Breastfeeding In The NICU
Discuss your breastfeeding intentions with the staff to be sure they know and understand your expectations, and can help you receive the information and assistance you need. If you plan on breastfeeding, you will need to speak to a staff member about utilizing a breast pump within the first 24 hours after birth. Most hospitals will lend you a pump, if you do not already have one. They can also assist you with the purchase of a breast pump if covered by insurance. A lactation consultant will go over with you how often to pump and where you can pump in privacy in the NICU.
While you are pumping for your baby, the NICU should be able to supply storage bottles for your breast milk. Always clearly label your bottles with your child’s name, date, and time. Find out where in the NICU the milk is stored and make sure they are being rotated properly to use the oldest milk first.
Try to keep to your pumping schedule in and outside the NICU. By pumping on schedule you can assure your milk supply stays strong and it will prepare you for the schedule of feedings when your child is discharged.

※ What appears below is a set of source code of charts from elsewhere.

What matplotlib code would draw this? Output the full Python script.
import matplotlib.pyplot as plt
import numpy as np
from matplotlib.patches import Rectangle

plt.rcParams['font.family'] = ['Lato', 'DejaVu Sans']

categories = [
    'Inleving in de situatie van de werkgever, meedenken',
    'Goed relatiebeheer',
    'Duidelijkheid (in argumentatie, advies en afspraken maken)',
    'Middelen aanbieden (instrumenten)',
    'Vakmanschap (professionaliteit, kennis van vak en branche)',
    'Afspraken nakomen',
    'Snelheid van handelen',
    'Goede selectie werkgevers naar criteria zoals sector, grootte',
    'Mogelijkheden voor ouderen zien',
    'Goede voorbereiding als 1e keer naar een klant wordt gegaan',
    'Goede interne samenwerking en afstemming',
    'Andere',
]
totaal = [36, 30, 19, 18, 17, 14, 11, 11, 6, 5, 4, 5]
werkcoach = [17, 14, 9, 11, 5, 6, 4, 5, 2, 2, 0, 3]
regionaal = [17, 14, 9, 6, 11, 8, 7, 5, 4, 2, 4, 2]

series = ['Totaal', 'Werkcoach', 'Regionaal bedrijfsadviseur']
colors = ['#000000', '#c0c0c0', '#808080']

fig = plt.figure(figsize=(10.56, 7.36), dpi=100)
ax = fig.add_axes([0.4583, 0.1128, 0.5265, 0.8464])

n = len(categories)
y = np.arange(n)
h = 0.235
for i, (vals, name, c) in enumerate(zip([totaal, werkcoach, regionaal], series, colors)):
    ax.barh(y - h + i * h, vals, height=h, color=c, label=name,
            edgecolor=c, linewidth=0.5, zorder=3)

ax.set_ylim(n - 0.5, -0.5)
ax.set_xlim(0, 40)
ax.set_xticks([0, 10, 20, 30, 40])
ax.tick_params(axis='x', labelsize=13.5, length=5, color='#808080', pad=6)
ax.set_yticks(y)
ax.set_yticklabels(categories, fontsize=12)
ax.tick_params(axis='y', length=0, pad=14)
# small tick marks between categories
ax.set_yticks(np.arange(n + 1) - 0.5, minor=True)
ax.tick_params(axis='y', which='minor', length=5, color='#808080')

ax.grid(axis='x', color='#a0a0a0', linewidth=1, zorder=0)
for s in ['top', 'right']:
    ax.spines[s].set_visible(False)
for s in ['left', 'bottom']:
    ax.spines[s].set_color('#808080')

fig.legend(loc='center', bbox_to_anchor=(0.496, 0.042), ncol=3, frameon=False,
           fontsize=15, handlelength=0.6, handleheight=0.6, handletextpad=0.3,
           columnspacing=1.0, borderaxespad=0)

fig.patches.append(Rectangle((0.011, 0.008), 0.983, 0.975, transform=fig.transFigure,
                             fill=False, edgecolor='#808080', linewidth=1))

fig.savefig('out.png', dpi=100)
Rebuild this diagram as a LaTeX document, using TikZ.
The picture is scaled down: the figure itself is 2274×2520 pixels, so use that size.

When the time comes to breastfeed your child, understand that there can be many challenges to breastfeeding a NICU baby. It’s common for them to tire quickly, have trouble sucking, or become easily distracted. It can all be very frustrating for new moms. Request a lactation specialist to help you with any concerns or problems you are experiencing.
Breastfeeding and/or pumping can be a challenge, but it is the best thing you can do for your NICU baby. Remember to stay hydrated and take care of yourself as well. Your milk supply will rely on your well-being.